===== GIVEN DATA =====
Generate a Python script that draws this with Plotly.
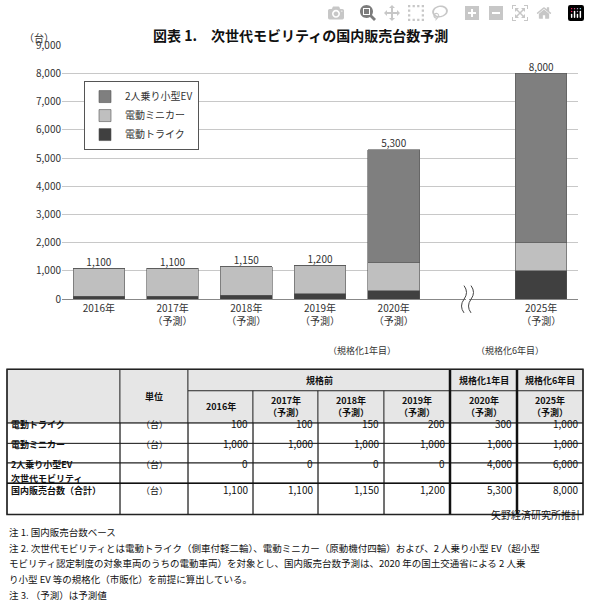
import plotly.graph_objects as go

W, H = 590, 615
def X(px): return px / W
def Y(py): return 1 - py / H

categories = ["2016", "2017", "2018", "2019", "2020", "gap", "2025"]
tick_labels = ["2016年", "2017年<br>（予測）", "2018年<br>（予測）", "2019年<br>（予測）",
               "2020年<br>（予測）", "", "2025年<br>（予測）"]
trike = [100, 100, 150, 200, 300, None, 1000]
minicar = [1000, 1000, 1000, 1000, 1000, None, 1000]
ev2 = [0, 0, 0, 0, 4000, None, 6000]
totals = [1100, 1100, 1150, 1200, 5300, None, 8000]
series_names = ["電動トライク", "電動ミニカー", "2人乗り小型EV"]
series_colors = ["#404040", "#bfbfbf", "#7f7f7f"]

table_years = ["2016年", "2017年<br>（予測）", "2018年<br>（予測）", "2019年<br>（予測）",
               "2020年<br>（予測）", "2025年<br>（予測）"]
table_rows = ["電動トライク", "電動ミニカー", "2人乗り小型EV", "次世代モビリティ<br>国内販売台数（合計）"]
table_vals = [
    [100, 100, 150, 200, 300, 1000],
    [1000, 1000, 1000, 1000, 1000, 1000],
    [0, 0, 0, 0, 4000, 6000],
    [1100, 1100, 1150, 1200, 5300, 8000],
]
notes = [
    "注 1. 国内販売台数ベース",
    "注 2. 次世代モビリティとは電動トライク（側車付軽二輪）、電動ミニカー（原動機付四輪）および、2 人乗り小型 EV（超小型",
    "モビリティ認定制度の対象車両のうちの電動車両）を対象とし、国内販売台数予測は、2020 年の国土交通省による 2 人乗",
    "り小型 EV 等の規格化（市販化）を前提に算出している。",
    "注 3. （予測）は予測値",
]

FONT = "Noto Sans CJK JP"
fig = go.Figure()
for vals, name, col in zip([trike, minicar, ev2], series_names, series_colors):
    fig.add_trace(go.Bar(x=categories, y=vals, name=name, marker_color=col,
                         marker_line=dict(color="#555", width=0.6), width=0.7))
fig.add_trace(go.Scatter(x=categories, y=totals, mode="text",
                         text=[f"{v:,}" if v else "" for v in totals],
                         textposition="top center", textfont=dict(size=10, color="#333"),
                         showlegend=False, hoverinfo="skip"))

fig.update_layout(
    width=W, height=H, margin=dict(l=0, r=0, t=0, b=0),
    paper_bgcolor="white", plot_bgcolor="white", barmode="stack",
    font=dict(family=FONT, size=10, color="#333"),
    xaxis=dict(domain=[X(62), X(578)], tickmode="array", tickvals=categories,
               ticktext=tick_labels, showline=True, linecolor="#888", ticks="",
               tickfont=dict(size=10)),
    yaxis=dict(domain=[Y(298), Y(37)], range=[0, 9000], dtick=1000, tickformat=",",
               gridcolor="#c8c8c8", showline=False, ticks="", tickfont=dict(size=10)),
    legend=dict(x=X(84), y=Y(74), xanchor="left", yanchor="top", traceorder="reversed",
                bordercolor="#555", borderwidth=1, font=dict(size=10), itemwidth=30,
                tracegroupgap=8, bgcolor="white"),
    showlegend=True,
)

ann = []
shapes = []
ann.append(dict(x=X(300), y=Y(14), text="<b>図表 1.　次世代モビリティの国内販売台数予測</b>",
                showarrow=False, font=dict(size=14, color="#111"), xref="paper", yref="paper"))
ann.append(dict(x=X(22), y=Y(20), text="（台）", showarrow=False, font=dict(size=10),
                xref="paper", yref="paper"))
ann.append(dict(x=X(398), y=Y(351), text="（規格化1年目）", showarrow=False, font=dict(size=9),
                xref="paper", yref="paper"))
ann.append(dict(x=X(546), y=Y(351), text="（規格化6年目）", showarrow=False, font=dict(size=9),
                xref="paper", yref="paper"))
for dx in (0, 7):
    x0 = 464 + dx
    shapes.append(dict(type="path", xref="paper", yref="paper",
                       path=f"M {X(x0)},{Y(284)} Q {X(x0+5)},{Y(291)} {X(x0)},{Y(298)} T {X(x0)},{Y(312)}",
                       line=dict(color="#444", width=1)))
shapes.append(dict(type="rect", xref="paper", yref="paper", x0=X(466), x1=X(469),
                   y0=Y(296), y1=Y(300), fillcolor="white", line=dict(width=0)))

cols = [7, 120, 188, 253, 318, 384, 450, 517, 583]
rows = [370, 392, 425, 446, 466, 487, 519]
gray = "#e6e6e6"
def rect(x0, x1, y0, y1, fill=None, w=0.8):
    shapes.append(dict(type="rect", xref="paper", yref="paper", x0=X(x0), x1=X(x1),
                       y0=Y(y1), y1=Y(y0), fillcolor=fill or "rgba(0,0,0,0)",
                       line=dict(color="#222", width=w), layer="below" if fill else "above"))
def text(x, y, t, anchor="center", size=10, bold=False):
    ann.append(dict(x=X(x), y=Y(y), text=f"<b>{t}</b>" if bold else t, showarrow=False,
                    xanchor=anchor, align=anchor if anchor != "center" else "center",
                    font=dict(size=size, color="#111"), xref="paper", yref="paper"))

rect(cols[0], cols[1], rows[0], rows[2], gray)
rect(cols[1], cols[2], rows[0], rows[2], gray)
rect(cols[2], cols[6], rows[0], rows[1], gray)
rect(cols[6], cols[7], rows[0], rows[1], gray)
rect(cols[7], cols[8], rows[0], rows[1], gray)
for i, yr in enumerate(table_years):
    rect(cols[2 + i], cols[3 + i], rows[1], rows[2], gray)
    text((cols[2 + i] + cols[3 + i]) / 2, (rows[1] + rows[2]) / 2, yr, size=9, bold=True)
text((cols[1] + cols[2]) / 2, (rows[0] + rows[2]) / 2, "単位", size=9, bold=True)
text((cols[2] + cols[6]) / 2, (rows[0] + rows[1]) / 2, "規格前", size=9, bold=True)
text((cols[6] + cols[7]) / 2, (rows[0] + rows[1]) / 2, "規格化1年目", size=9, bold=True)
text((cols[7] + cols[8]) / 2, (rows[0] + rows[1]) / 2, "規格化6年目", size=9, bold=True)
for r, (lab, vals) in enumerate(zip(table_rows, table_vals)):
    y0, y1 = rows[2 + r], rows[3 + r]
    ym = (y0 + y1) / 2
    rect(cols[0], cols[1], y0, y1)
    rect(cols[1], cols[2], y0, y1)
    text(cols[0] + 2, ym, lab, anchor="left", size=9, bold=True)
    text((cols[1] + cols[2]) / 2, ym, "（台）", size=9)
    for i, v in enumerate(vals):
        rect(cols[2 + i], cols[3 + i], y0, y1)
        text(cols[3 + i] - 3, ym, f"{v:,}", anchor="right", size=10)
for xc in (cols[6], cols[7]):
    shapes.append(dict(type="line", xref="paper", yref="paper", x0=X(xc), x1=X(xc),
                       y0=Y(rows[0]), y1=Y(rows[-1]), line=dict(color="#111", width=2.5)))
rect(cols[0], cols[8], rows[0], rows[-1], w=1.5)
shapes.append(dict(type="line", xref="paper", yref="paper", x0=X(cols[0]), x1=X(cols[8]),
                   y0=Y(rows[5]), y1=Y(rows[5]), line=dict(color="#111", width=1.5)))

text(583, 529, "矢野経済研究所推計", anchor="right", size=10)
for i, n in enumerate(notes):
    text(7, 546 + i * 16.2, n, anchor="left", size=9.5)

fig.update_layout(annotations=ann, shapes=shapes)
fig.write_html("out.html", post_script="document.body.style.margin='0';document.body.style.overflow='hidden';")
=====
EXERCISE DESCRIPTION -> Reproduce the full material exactly, excluding the pictures.

EXPECTED ANSWER ->
Generate a Python script that draws this with Plotly.
import plotly.graph_objects as go

W, H = 590, 615
def X(px): return px / W
def Y(py): return 1 - py / H

categories = ["2016", "2017", "2018", "2019", "2020", "gap", "2025"]
tick_labels = ["2016年", "2017年<br>（予測）", "2018年<br>（予測）", "2019年<br>（予測）",
               "2020年<br>（予測）", "", "2025年<br>（予測）"]
trike = [100, 100, 150, 200, 300, None, 1000]
minicar = [1000, 1000, 1000, 1000, 1000, None, 1000]
ev2 = [0, 0, 0, 0, 4000, None, 6000]
totals = [1100, 1100, 1150, 1200, 5300, None, 8000]
series_names = ["電動トライク", "電動ミニカー", "2人乗り小型EV"]
series_colors = ["#404040", "#bfbfbf", "#7f7f7f"]

table_years = ["2016年", "2017年<br>（予測）", "2018年<br>（予測）", "2019年<br>（予測）",
               "2020年<br>（予測）", "2025年<br>（予測）"]
table_rows = ["電動トライク", "電動ミニカー", "2人乗り小型EV", "次世代モビリティ<br>国内販売台数（合計）"]
table_vals = [
    [100, 100, 150, 200, 300, 1000],
    [1000, 1000, 1000, 1000, 1000, 1000],
    [0, 0, 0, 0, 4000, 6000],
    [1100, 1100, 1150, 1200, 5300, 8000],
]
notes = [
    "注 1. 国内販売台数ベース",
    "注 2. 次世代モビリティとは電動トライク（側車付軽二輪）、電動ミニカー（原動機付四輪）および、2 人乗り小型 EV（超小型",
    "モビリティ認定制度の対象車両のうちの電動車両）を対象とし、国内販売台数予測は、2020 年の国土交通省による 2 人乗",
    "り小型 EV 等の規格化（市販化）を前提に算出している。",
    "注 3. （予測）は予測値",
]

FONT = "Noto Sans CJK JP"
fig = go.Figure()
for vals, name, col in zip([trike, minicar, ev2], series_names, series_colors):
    fig.add_trace(go.Bar(x=categories, y=vals, name=name, marker_color=col,
                         marker_line=dict(color="#555", width=0.6), width=0.7))
fig.add_trace(go.Scatter(x=categories, y=totals, mode="text",
                         text=[f"{v:,}" if v else "" for v in totals],
                         textposition="top center", textfont=dict(size=10, color="#333"),
                         showlegend=False, hoverinfo="skip"))

fig.update_layout(
    width=W, height=H, margin=dict(l=0, r=0, t=0, b=0),
    paper_bgcolor="white", plot_bgcolor="white", barmode="stack",
    font=dict(family=FONT, size=10, color="#333"),
    xaxis=dict(domain=[X(62), X(578)], tickmode="array", tickvals=categories,
               ticktext=tick_labels, showline=True, linecolor="#888", ticks="",
               tickfont=dict(size=10)),
    yaxis=dict(domain=[Y(298), Y(37)], range=[0, 9000], dtick=1000, tickformat=",",
               gridcolor="#c8c8c8", showline=False, ticks="", tickfont=dict(size=10)),
    legend=dict(x=X(84), y=Y(74), xanchor="left", yanchor="top", traceorder="reversed",
                bordercolor="#555", borderwidth=1, font=dict(size=10), itemwidth=30,
                tracegroupgap=8, bgcolor="white"),
    showlegend=True,
)

ann = []
shapes = []
ann.append(dict(x=X(300), y=Y(14), text="<b>図表 1.　次世代モビリティの国内販売台数予測</b>",
                showarrow=False, font=dict(size=14, color="#111"), xref="paper", yref="paper"))
ann.append(dict(x=X(22), y=Y(20), text="（台）", showarrow=False, font=dict(size=10),
                xref="paper", yref="paper"))
ann.append(dict(x=X(398), y=Y(351), text="（規格化1年目）", showarrow=False, font=dict(size=9),
                xref="paper", yref="paper"))
ann.append(dict(x=X(546), y=Y(351), text="（規格化6年目）", showarrow=False, font=dict(size=9),
                xref="paper", yref="paper"))
for dx in (0, 7):
    x0 = 464 + dx
    shapes.append(dict(type="path", xref="paper", yref="paper",
                       path=f"M {X(x0)},{Y(284)} Q {X(x0+5)},{Y(291)} {X(x0)},{Y(298)} T {X(x0)},{Y(312)}",
                       line=dict(color="#444", width=1)))
shapes.append(dict(type="rect", xref="paper", yref="paper", x0=X(466), x1=X(469),
                   y0=Y(296), y1=Y(300), fillcolor="white", line=dict(width=0)))

cols = [7, 120, 188, 253, 318, 384, 450, 517, 583]
rows = [370, 392, 425, 446, 466, 487, 519]
gray = "#e6e6e6"
def rect(x0, x1, y0, y1, fill=None, w=0.8):
    shapes.append(dict(type="rect", xref="paper", yref="paper", x0=X(x0), x1=X(x1),
                       y0=Y(y1), y1=Y(y0), fillcolor=fill or "rgba(0,0,0,0)",
                       line=dict(color="#222", width=w), layer="below" if fill else "above"))
def text(x, y, t, anchor="center", size=10, bold=False):
    ann.append(dict(x=X(x), y=Y(y), text=f"<b>{t}</b>" if bold else t, showarrow=False,
                    xanchor=anchor, align=anchor if anchor != "center" else "center",
                    font=dict(size=size, color="#111"), xref="paper", yref="paper"))

rect(cols[0], cols[1], rows[0], rows[2], gray)
rect(cols[1], cols[2], rows[0], rows[2], gray)
rect(cols[2], cols[6], rows[0], rows[1], gray)
rect(cols[6], cols[7], rows[0], rows[1], gray)
rect(cols[7], cols[8], rows[0], rows[1], gray)
for i, yr in enumerate(table_years):
    rect(cols[2 + i], cols[3 + i], rows[1], rows[2], gray)
    text((cols[2 + i] + cols[3 + i]) / 2, (rows[1] + rows[2]) / 2, yr, size=9, bold=True)
text((cols[1] + cols[2]) / 2, (rows[0] + rows[2]) / 2, "単位", size=9, bold=True)
text((cols[2] + cols[6]) / 2, (rows[0] + rows[1]) / 2, "規格前", size=9, bold=True)
text((cols[6] + cols[7]) / 2, (rows[0] + rows[1]) / 2, "規格化1年目", size=9, bold=True)
text((cols[7] + cols[8]) / 2, (rows[0] + rows[1]) / 2, "規格化6年目", size=9, bold=True)
for r, (lab, vals) in enumerate(zip(table_rows, table_vals)):
    y0, y1 = rows[2 + r], rows[3 + r]
    ym = (y0 + y1) / 2
    rect(cols[0], cols[1], y0, y1)
    rect(cols[1], cols[2], y0, y1)
    text(cols[0] + 2, ym, lab, anchor="left", size=9, bold=True)
    text((cols[1] + cols[2]) / 2, ym, "（台）", size=9)
    for i, v in enumerate(vals):
        rect(cols[2 + i], cols[3 + i], y0, y1)
        text(cols[3 + i] - 3, ym, f"{v:,}", anchor="right", size=10)
for xc in (cols[6], cols[7]):
    shapes.append(dict(type="line", xref="paper", yref="paper", x0=X(xc), x1=X(xc),
                       y0=Y(rows[0]), y1=Y(rows[-1]), line=dict(color="#111", width=2.5)))
rect(cols[0], cols[8], rows[0], rows[-1], w=1.5)
shapes.append(dict(type="line", xref="paper", yref="paper", x0=X(cols[0]), x1=X(cols[8]),
                   y0=Y(rows[5]), y1=Y(rows[5]), line=dict(color="#111", width=1.5)))

text(583, 529, "矢野経済研究所推計", anchor="right", size=10)
for i, n in enumerate(notes):
    text(7, 546 + i * 16.2, n, anchor="left", size=9.5)

fig.update_layout(annotations=ann, shapes=shapes)
fig.write_html("out.html", post_script="document.body.style.margin='0';document.body.style.overflow='hidden';")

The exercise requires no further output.